# New camera + plus rogue wave = disaster. Ideas?



## KC4 (Feb 2, 2009)

The resident teen saved up to buy one of the Nikon Coolpix optical zoom cameras that CubaMark was mentioning in another thread..http://www.ehmac.ca/photography-focus/92977-high-optical-zoom-cameras.html Her goal was to take decent pictures with it while on a school trip to Ecuador/Galapagos. 

Today she texted me from the Galapagos. A "rogue" wave had drenched her new camera and she needed to know what to do. I suggested that she shake as much water out as she can, wipe the outside, remove the battery and the SD card and do not turn it on until it is thoroughly dry. Unfortunately, she's in a fairly remote area and there is no camera shop to rush it in to. 

Some locals have given her a sack of rice to bury it in and use as a desiccant (it's very humid there and simple air drying may not be efficient). 

Anyone have any better suggestions to help save this camera? The teen is very sad. 
I'm guessing this new camera is now a paperweight.


----------



## FeXL (Jan 2, 2004)

I was thinking rice as I was reading your post. Short of a "real" desiccant, it will work as good as anything.

Good luck.


----------



## Ottawaman (Jan 16, 2005)

Salt water or fresh water rogue wave?


----------



## KC4 (Feb 2, 2009)

Ottawaman said:


> Salt water or fresh water rogue wave?


The worst. A dastardly salty rogue. 

Another challenge will be how to tell when it's as dry as it is ever going to be. Of course she wants to turn it on ASAP so (in the unlikely event it has survived) she can continue to take pictures.


----------



## eMacMan (Nov 27, 2006)

KC4 said:


> The worst. A dastardly salty rogue.
> 
> Another challenge will be how to tell when it's as dry as it is ever going to be. Of course she wants to turn it on ASAP so (in the unlikely event it has survived) she can continue to take pictures.

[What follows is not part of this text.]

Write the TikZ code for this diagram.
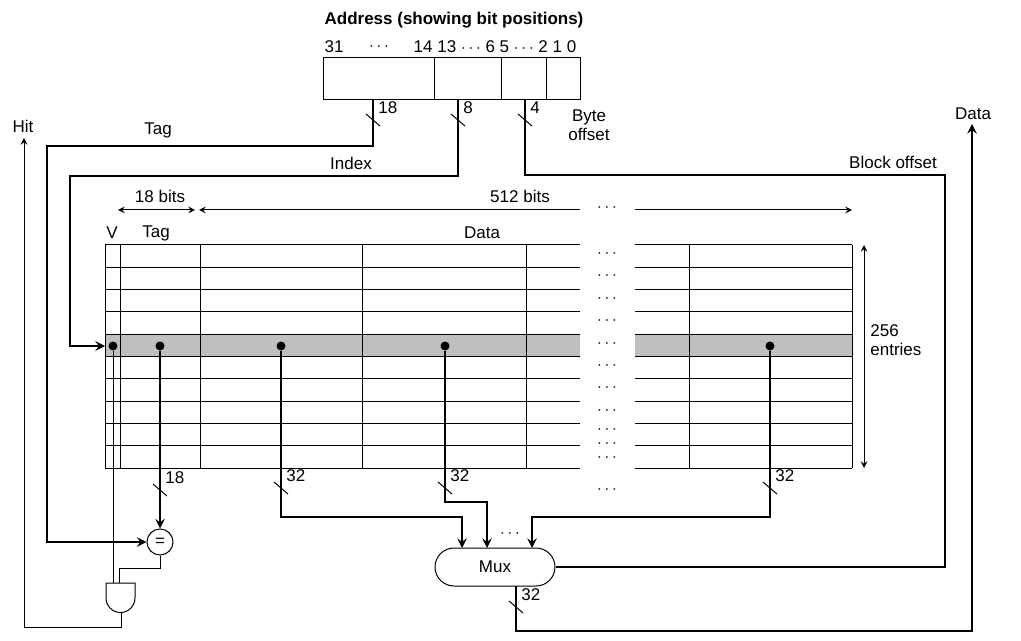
\documentclass[tikz,border=0pt]{standalone}
\usepackage{fontspec}
\setmainfont{Liberation Sans}
\usetikzlibrary{positioning,shapes.misc}
\tikzset{
  wire/.style={line width=1.1pt},
  thin/.style={line width=0.5pt},
  lbl/.style={font=\fontsize{8.5}{9.5}\selectfont, inner sep=1pt},
  tap/.style={circle, fill=black, inner sep=0pt, minimum size=4.5pt},
}
\newcommand{\busmark}[3]{\draw[thin] (#1-7,#2-6) -- (#1+7,#2+6); \node[lbl, anchor=south west] at (#1+3,#2-4) {#3};}
\begin{document}
\begin{tikzpicture}[x=0.5pt,y=-0.5pt,>=stealth]
\useasboundingbox (0,0) rectangle (1021,641);
% address
\node[lbl, font=\fontsize{8.5}{9.5}\selectfont\bfseries] (title) at (454,20) {Address (showing bit positions)};
\node[lbl] (b31) at (334,47) {31};
\node[lbl] (bd) at (379,47) {$\cdots$};
\node[lbl] (bits) at (495,47) {14 13 $\cdots$ 6 5 $\cdots$ 2 1 0};
\draw[thin] (323,58) rectangle (580,100);
\foreach \x in {434,501,546} \draw[thin] (\x,58) -- (\x,100);
\coordinate (tagout) at (373,100);
\coordinate (idxout) at (458,100);
\coordinate (offout) at (525,100);
\node[lbl, align=center] (byte) at (589,125) {Byte\\offset};
% table
\fill[gray!50] (105,334) rectangle (580,357);
\fill[gray!50] (635,334) rectangle (852,357);
\foreach \i in {0,...,10} {
  \draw[thin] (105,245+22.3*\i) -- (580,245+22.3*\i);
  \draw[thin] (635,245+22.3*\i) -- (852,245+22.3*\i);
  }
\foreach \x in {105,120,200,362,526} \draw[thin] (\x,245) -- (\x,468);
\foreach \x in {689,852} \draw[thin] (\x,245) -- (\x,468);
\foreach \y in {256,278,301,323,346,368,390,413,432,446,460,492} \node[lbl] at (607,\y-2) {$\cdots$};
\node[lbl] (V) at (112,233) {V};
\node[lbl] (tagh) at (156,233) {Tag};
\node[lbl] (datah) at (482,233) {Data};
\node[lbl] (b18) at (160,196) {18 bits};
\node[lbl] (b512) at (520,196) {512 bits};
\node[lbl] at (607,208) {$\cdots$};
\draw[thin,<->] (118,210) -- (195,210);
\draw[thin,<-] (199,210) -- (580,210);
\draw[thin,->] (635,210) -- (852,210);
\draw[thin,<->] (864,245) -- (864,468);
\node[lbl, align=left, anchor=west] (ent) at (868,340) {256\\entries};
% taps
\node[tap] (tv) at (113,346) {};
\node[tap] (tt) at (160,346) {};
\node[tap] (td1) at (281,346) {};
\node[tap] (td2) at (445,346) {};
\node[tap] (td3) at (770,346) {};
% compare, and, mux
\node[draw, thin, circle, minimum size=13pt, inner sep=0pt, lbl] (eq) at (160,542) {=};
\node[draw, thin, rounded rectangle, minimum width=62pt, minimum height=19pt, lbl] (mux) at (495,567) {Mux};
\draw[thin] (106,583) -- (135,583) -- (135,598) arc (0:180:14.5) -- cycle;
\coordinate (andout) at (121,613);
% address wires
\draw[wire,->] (tagout) |- (47,146) |- (eq.west);
\busmark{373}{120}{18}
\node[lbl] (tagl) at (158,130) {Tag};
\draw[wire,->] (idxout) |- (70,176) |- (105,346);
\busmark{458}{120}{8}
\node[lbl] (idxl) at (351,163) {Index};
\draw[wire] (offout) |- (945,175) |- (mux.east);
\busmark{525}{120}{4}
\node[lbl] (offl) at (893,162) {Block offset};
% hit
\draw[thin] (tv) -- (113,583);
\draw[thin] (eq.south) |- (119,568) -- (119,583);
\draw[thin,->] (andout) |- (24,627) -- (24,138);
\node[lbl] (hit) at (23,126) {Hit};
\draw[wire,->] (tt) -- (eq.north);
\busmark{160}{490}{18}
% data
\draw[wire,->] (td1) |- (462,517) -- (462,548);
\busmark{281}{488}{32}
\draw[wire,->] (td2) |- (487,502) -- (487,548);
\busmark{445}{488}{32}
\draw[wire,->] (td3) |- (532,517) -- (532,548);
\busmark{770}{488}{32}
\node[lbl] at (510,534) {$\cdots$};
\draw[wire,->] (516,586) |- (972,631) -- (972,124);
\busmark{516}{607}{32}
\node[lbl] (data) at (973,114) {Data};
\end{tikzpicture}
\end{document}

Sorry to hear of her misadventure. Hard on any one and even tougher at that age.

I know some credit cards include purchase insurance that may or may not cover this sort of thing. 

*Sadly the longer she waits the better the odds of recovery.

*
Edit: I may well be in error, but it seems to me that simply air drying the camera would cause the salt to plate out where as using a desiccant (even rice) might well absorb some of the salt as well as the water??? Also wonder if minute rice might prove to be a better desiccant than regular rice as it is almost designed to absorb water quickly??? Please note that these are just thought not tried and tested theories.


----------



## KC4 (Feb 2, 2009)

eMacMan said:


> Sorry to hear of her misadventure. Hard on any one and even tougher at that age.
> 
> I know some credit cards include purchase insurance that may or may not cover this sort of thing.
> 
> ...


Thanks eMacMan, 

Would you believe she turned it on today, claiming it was "totally dry" and would you believe it didn't it work? Yep, and yep. 

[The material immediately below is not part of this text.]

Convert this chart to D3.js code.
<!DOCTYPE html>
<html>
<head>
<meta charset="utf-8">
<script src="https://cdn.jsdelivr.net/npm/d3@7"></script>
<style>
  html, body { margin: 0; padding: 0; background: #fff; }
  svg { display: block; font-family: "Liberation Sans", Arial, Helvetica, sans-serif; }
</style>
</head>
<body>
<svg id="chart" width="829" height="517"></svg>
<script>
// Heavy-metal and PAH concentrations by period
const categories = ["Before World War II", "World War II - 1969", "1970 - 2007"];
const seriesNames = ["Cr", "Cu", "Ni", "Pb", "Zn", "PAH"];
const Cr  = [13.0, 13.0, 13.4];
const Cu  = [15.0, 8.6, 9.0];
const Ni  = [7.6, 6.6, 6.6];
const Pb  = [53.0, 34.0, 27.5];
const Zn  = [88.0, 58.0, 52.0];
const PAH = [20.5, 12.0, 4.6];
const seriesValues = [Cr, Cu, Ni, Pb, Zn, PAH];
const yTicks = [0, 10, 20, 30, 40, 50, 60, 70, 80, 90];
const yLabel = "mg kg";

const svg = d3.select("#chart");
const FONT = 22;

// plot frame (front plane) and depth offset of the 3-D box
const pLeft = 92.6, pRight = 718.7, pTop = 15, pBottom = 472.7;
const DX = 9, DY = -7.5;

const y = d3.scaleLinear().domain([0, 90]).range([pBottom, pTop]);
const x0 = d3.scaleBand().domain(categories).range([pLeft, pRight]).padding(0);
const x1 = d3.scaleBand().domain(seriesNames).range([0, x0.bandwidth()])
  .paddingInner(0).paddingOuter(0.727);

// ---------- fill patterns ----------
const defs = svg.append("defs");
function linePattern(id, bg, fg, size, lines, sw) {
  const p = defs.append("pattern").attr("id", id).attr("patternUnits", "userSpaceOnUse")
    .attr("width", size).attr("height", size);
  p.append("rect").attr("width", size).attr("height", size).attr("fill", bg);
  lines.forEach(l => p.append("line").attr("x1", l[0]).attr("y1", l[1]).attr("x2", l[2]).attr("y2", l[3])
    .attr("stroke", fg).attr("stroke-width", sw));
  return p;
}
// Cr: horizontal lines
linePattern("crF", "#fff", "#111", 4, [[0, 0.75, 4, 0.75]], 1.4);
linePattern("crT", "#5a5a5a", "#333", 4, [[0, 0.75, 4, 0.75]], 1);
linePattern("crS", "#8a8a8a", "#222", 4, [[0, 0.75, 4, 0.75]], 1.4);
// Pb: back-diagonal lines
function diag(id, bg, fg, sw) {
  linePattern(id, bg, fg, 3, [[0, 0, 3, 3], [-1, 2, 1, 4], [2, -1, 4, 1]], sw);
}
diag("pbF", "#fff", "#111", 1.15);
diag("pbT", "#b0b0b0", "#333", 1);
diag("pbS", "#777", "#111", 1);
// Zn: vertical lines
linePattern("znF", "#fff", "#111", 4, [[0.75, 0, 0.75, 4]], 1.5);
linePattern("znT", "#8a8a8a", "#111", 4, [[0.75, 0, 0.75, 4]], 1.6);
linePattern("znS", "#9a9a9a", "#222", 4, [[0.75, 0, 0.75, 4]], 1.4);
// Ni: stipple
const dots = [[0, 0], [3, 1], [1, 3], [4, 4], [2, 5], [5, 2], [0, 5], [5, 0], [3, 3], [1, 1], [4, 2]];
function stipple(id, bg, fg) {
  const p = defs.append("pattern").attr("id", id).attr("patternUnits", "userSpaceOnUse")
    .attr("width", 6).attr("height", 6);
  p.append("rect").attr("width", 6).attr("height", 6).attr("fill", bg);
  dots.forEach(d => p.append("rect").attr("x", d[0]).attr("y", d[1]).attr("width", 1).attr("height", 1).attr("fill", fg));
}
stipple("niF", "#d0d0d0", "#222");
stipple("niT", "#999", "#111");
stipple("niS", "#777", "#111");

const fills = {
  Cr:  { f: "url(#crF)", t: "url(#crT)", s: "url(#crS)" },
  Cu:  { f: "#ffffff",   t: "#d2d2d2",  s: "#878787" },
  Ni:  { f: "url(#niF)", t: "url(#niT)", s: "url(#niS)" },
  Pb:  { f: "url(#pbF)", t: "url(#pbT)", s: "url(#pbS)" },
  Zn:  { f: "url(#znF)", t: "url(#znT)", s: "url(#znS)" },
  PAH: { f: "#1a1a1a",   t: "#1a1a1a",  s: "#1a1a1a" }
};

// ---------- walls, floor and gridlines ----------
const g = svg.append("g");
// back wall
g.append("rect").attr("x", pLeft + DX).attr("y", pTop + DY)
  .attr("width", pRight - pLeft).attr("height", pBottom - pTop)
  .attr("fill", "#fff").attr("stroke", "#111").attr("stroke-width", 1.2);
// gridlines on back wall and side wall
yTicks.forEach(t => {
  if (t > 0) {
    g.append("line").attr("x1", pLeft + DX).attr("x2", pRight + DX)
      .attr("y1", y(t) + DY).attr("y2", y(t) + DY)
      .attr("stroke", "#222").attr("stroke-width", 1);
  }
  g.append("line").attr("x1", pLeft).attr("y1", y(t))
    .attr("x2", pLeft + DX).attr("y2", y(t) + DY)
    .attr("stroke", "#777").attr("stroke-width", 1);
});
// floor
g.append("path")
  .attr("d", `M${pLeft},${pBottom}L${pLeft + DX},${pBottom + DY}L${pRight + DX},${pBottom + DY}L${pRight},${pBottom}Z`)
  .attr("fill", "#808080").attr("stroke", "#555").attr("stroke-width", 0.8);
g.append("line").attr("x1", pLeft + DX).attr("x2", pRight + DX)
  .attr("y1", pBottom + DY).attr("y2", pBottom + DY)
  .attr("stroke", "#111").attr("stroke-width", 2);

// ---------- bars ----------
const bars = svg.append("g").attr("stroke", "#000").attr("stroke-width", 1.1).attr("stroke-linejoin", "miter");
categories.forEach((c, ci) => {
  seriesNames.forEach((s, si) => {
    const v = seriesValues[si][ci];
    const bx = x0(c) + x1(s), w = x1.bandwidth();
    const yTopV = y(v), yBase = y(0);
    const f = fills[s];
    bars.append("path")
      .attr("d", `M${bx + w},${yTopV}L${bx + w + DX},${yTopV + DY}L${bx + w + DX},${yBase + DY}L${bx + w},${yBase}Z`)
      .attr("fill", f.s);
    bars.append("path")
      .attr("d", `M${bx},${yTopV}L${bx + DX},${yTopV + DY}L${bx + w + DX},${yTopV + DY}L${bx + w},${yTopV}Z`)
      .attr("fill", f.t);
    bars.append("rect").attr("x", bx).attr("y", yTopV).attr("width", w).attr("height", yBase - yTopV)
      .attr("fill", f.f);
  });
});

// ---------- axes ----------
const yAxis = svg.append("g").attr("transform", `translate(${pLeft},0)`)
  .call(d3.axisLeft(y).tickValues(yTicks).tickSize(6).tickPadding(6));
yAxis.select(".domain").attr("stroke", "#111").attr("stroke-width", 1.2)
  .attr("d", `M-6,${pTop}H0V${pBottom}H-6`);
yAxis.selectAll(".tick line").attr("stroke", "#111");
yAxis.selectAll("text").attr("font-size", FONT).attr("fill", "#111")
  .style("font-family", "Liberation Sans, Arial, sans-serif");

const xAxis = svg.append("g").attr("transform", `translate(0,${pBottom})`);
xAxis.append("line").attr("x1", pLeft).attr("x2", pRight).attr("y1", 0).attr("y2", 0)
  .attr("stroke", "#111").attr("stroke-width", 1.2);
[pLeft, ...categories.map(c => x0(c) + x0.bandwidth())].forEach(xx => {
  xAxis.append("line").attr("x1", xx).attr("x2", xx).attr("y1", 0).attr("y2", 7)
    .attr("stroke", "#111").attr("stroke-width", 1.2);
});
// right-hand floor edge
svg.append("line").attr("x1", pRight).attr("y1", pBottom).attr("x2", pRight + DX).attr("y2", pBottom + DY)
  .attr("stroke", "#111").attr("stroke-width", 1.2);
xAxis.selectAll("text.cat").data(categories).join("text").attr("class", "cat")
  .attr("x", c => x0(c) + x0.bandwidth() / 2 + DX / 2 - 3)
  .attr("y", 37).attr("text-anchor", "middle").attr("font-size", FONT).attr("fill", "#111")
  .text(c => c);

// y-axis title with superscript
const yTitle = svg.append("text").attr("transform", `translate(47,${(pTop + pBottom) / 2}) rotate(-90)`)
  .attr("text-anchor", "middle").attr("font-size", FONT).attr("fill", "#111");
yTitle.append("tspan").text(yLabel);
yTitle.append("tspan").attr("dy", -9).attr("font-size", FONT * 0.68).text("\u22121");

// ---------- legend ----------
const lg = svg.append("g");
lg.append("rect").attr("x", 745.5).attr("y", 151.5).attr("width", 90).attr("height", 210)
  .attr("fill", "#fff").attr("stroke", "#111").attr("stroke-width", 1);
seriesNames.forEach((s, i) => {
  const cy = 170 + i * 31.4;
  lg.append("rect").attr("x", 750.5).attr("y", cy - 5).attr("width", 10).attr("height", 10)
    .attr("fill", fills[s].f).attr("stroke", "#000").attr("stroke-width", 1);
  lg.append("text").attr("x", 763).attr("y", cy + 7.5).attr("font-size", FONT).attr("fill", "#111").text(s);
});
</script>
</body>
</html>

Poor girl is distraught, but nuttin I can do about it right now. Naturally, they had many animal encounters today - prime camera time. At least the iPhone with its camera still works.


----------



## rgray (Feb 15, 2005)

I suspect the prognosis here is not good. In the case on salt water, the object needs to be *thoroughly* rinsed (after the battery is removed) in fresh water or, even better, distilled water. A desicant will remove water but it won't remove all the salt. Salt is murder on fine electronics.


----------



## JCCanuck (Apr 17, 2005)

*White vinegar diluted with water?*



rgray said:


> I suspect the prognosis here is not good. In the case on salt water, the object needs to be *thoroughly* rinsed (after the battery is removed) in fresh water or, even better, distilled water. A desicant will remove water but it won't remove all the salt. Salt is murder on fine electronics.

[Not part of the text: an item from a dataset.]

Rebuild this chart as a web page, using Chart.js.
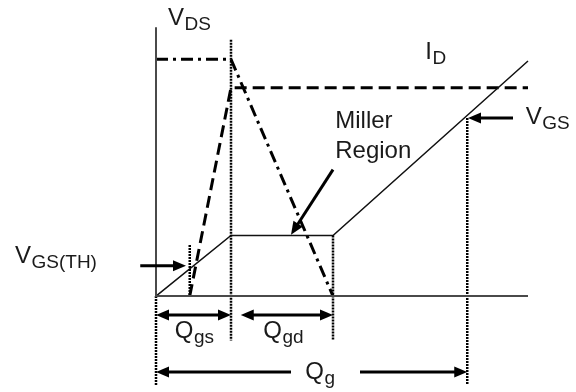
<!DOCTYPE html>
<html>
<head>
<meta charset="utf-8">
<script src="https://cdn.jsdelivr.net/npm/chart.js@4/dist/chart.umd.min.js"></script>
<style>
  html, body { margin: 0; padding: 0; background: #fff; }
  #wrap { width: 576px; height: 392px; }
</style>
</head>
<body>
<div id="wrap"><canvas id="c" width="576" height="392"></canvas></div>
<script>
// ---- Data (charge in nC, signal level in arbitrary volts) ----
const vgsQ = [0, 10, 23.6, 49.6];
const vgsV = [0, 3.4, 3.4, 13.2];
const idQ  = [4.5, 10, 49.6];
const idV  = [0, 11.7, 11.7];
const vdsQ = [0, 10, 23.6];
const vdsV = [13.3, 13.3, 0];

// axes of the diagram
const axisQ = [0, 0, 49.6];
const axisV = [15.1, 0, 0];

// vertical dotted markers: charge, top level, bottom level
const markerQ      = [0, 4.5, 10, 23.6, 41.5];
const markerTop    = [0, 2.87, 14.4, 3.4, 10];
const markerBottom = [-5.0, 0, -2.5, -2.5, -5.0];

// arrows: [fromQ, fromV, toQ, toV, doubleHeaded]
const arrows = [
  [0, -1.07, 10, -1.07, true],        // Qgs
  [11.3, -1.07, 23.6, -1.07, true],   // Qgd
  [18.0, -4.27, 0, -4.27, false],     // Qg left
  [27.2, -4.27, 41.5, -4.27, false],  // Qg right
  [-2.1, 1.7, 4.0, 1.7, false],       // VGS(TH)
  [47.6, 10.0, 41.6, 10.0, false],    // VGS
  [23.6, 7.1, 18.0, 3.45, false]      // Miller region
];

// labels: [main, subscript, q, v]
const labels = [
  ['V', 'DS', 1.6, 15.2],
  ['I', 'D', 35.9, 13.3],
  ['V', 'GS', 49.3, 9.65],
  ['V', 'GS(TH)', -18.8, 1.85],
  ['Q', 'gs', 2.5, -2.36],
  ['Q', 'gd', 14.3, -2.36],
  ['Q', 'g', 19.9, -4.66],
  ['Miller', '', 23.9, 9.44],
  ['Region', '', 23.9, 7.75]
];

const pts = (xs, ys) => xs.map((x, i) => ({ x: x, y: ys[i] }));

const datasets = [];
datasets.push({ data: pts(axisQ, axisV), borderColor: '#4a4a4a', borderWidth: 2 });
markerQ.forEach((q, i) => {
  datasets.push({ data: pts([q, q], [markerTop[i], markerBottom[i]]), borderColor: '#000', borderWidth: 2.5, borderDash: [2, 1] });
});
datasets.push({ data: pts(vgsQ, vgsV), borderColor: '#111', borderWidth: 1.5 });
datasets.push({ data: pts(idQ, idV), borderColor: '#000', borderWidth: 3, borderDash: [12, 6] });
datasets.push({ data: pts(vdsQ, vdsV), borderColor: '#000', borderWidth: 3, borderDash: [12, 5, 3, 5] });

const overlay = {
  id: 'overlay',
  afterDatasetsDraw(chart) {
    const ctx = chart.ctx, xs = chart.scales.x, ys = chart.scales.y;
    const px = q => xs.getPixelForValue(q), py = v => ys.getPixelForValue(v);
    ctx.save();
    const head = (x1, y1, x2, y2) => {
      const a = Math.atan2(y2 - y1, x2 - x1), L = 13, W = 5.5;
      ctx.beginPath();
      ctx.moveTo(x2, y2);
      ctx.lineTo(x2 - L * Math.cos(a) + W * Math.sin(a), y2 - L * Math.sin(a) - W * Math.cos(a));
      ctx.lineTo(x2 - L * Math.cos(a) - W * Math.sin(a), y2 - L * Math.sin(a) + W * Math.cos(a));
      ctx.closePath();
      ctx.fill();
    };
    ctx.strokeStyle = '#000'; ctx.fillStyle = '#000'; ctx.lineWidth = 3;
    arrows.forEach(([q1, v1, q2, v2, dbl]) => {
      const x1 = px(q1), y1 = py(v1), x2 = px(q2), y2 = py(v2);
      const a = Math.atan2(y2 - y1, x2 - x1);
      const sx = dbl ? x1 + 10 * Math.cos(a) : x1, sy = dbl ? y1 + 10 * Math.sin(a) : y1;
      ctx.beginPath();
      ctx.moveTo(sx, sy);
      ctx.lineTo(x2 - 10 * Math.cos(a), y2 - 10 * Math.sin(a));
      ctx.stroke();
      head(x1, y1, x2, y2);
      if (dbl) head(x2, y2, x1, y1);
    });
    ctx.fillStyle = '#1a1a1a';
    ctx.textBaseline = 'alphabetic';
    labels.forEach(([main, sub, q, v]) => {
      const x = px(q), y = py(v);
      ctx.font = '24px "Liberation Sans", Arial, sans-serif';
      ctx.fillText(main, x, y);
      if (sub) {
        const w = ctx.measureText(main).width;
        ctx.font = '19px "Liberation Sans", Arial, sans-serif';
        ctx.fillText(sub, x + w + 0.5, y + 5);
      }
    });
    ctx.restore();
  }
};

new Chart(document.getElementById('c'), {
  type: 'line',
  data: { datasets: datasets.map(d => Object.assign({ pointRadius: 0, fill: false, tension: 0, borderCapStyle: 'butt' }, d)) },
  options: {
    responsive: false,
    animation: false,
    devicePixelRatio: 1,
    layout: { padding: 0 },
    plugins: { legend: { display: false }, tooltip: { enabled: false } },
    scales: {
      x: { type: 'linear', display: false, min: -20.8, max: 56 },
      y: { type: 'linear', display: false, min: -5.39, max: 16.63 }
    }
  },
  plugins: [overlay]
});
</script>
</body>
</html>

I know it used to remove salt from batteries but electronics gizmos?? Did a great job removing salt from my car mats.
Also on one of my sea-kayaking ocean trips years ago the salt air alone corroded my digital/film camera. The camera itself did not touch water or got splashed on. The camera worked okay for a while then the digital display went bonkers when I got home. Canon repair guy said the whole circuit board was corroded, cost $230, yikes! Garbage it was!


----------



## rgray (Feb 15, 2005)

Vinegar = acetic ACID......  Not good for electronics. 

OK for car mats!


----------



## boukman2 (Apr 6, 2009)

she might try cleaning the battery contacts, both on the camera and the battery itself. a Q tip and maybe a drop of rubbing alcohol or hydrogen peroxide maybe. just a drop.


----------



## JCCanuck (Apr 17, 2005)

*White vinegar is only 5% acetic acid...*



rgray said:


> Vinegar = acetic ACID......  Not good for electronics.
> 
> OK for car mats!


and even less when diluted of course. I only heard scuba divers use it to clean camera batteries at contact points. But having said that don't use any vinegar since I have NO knowledge of electronics.


----------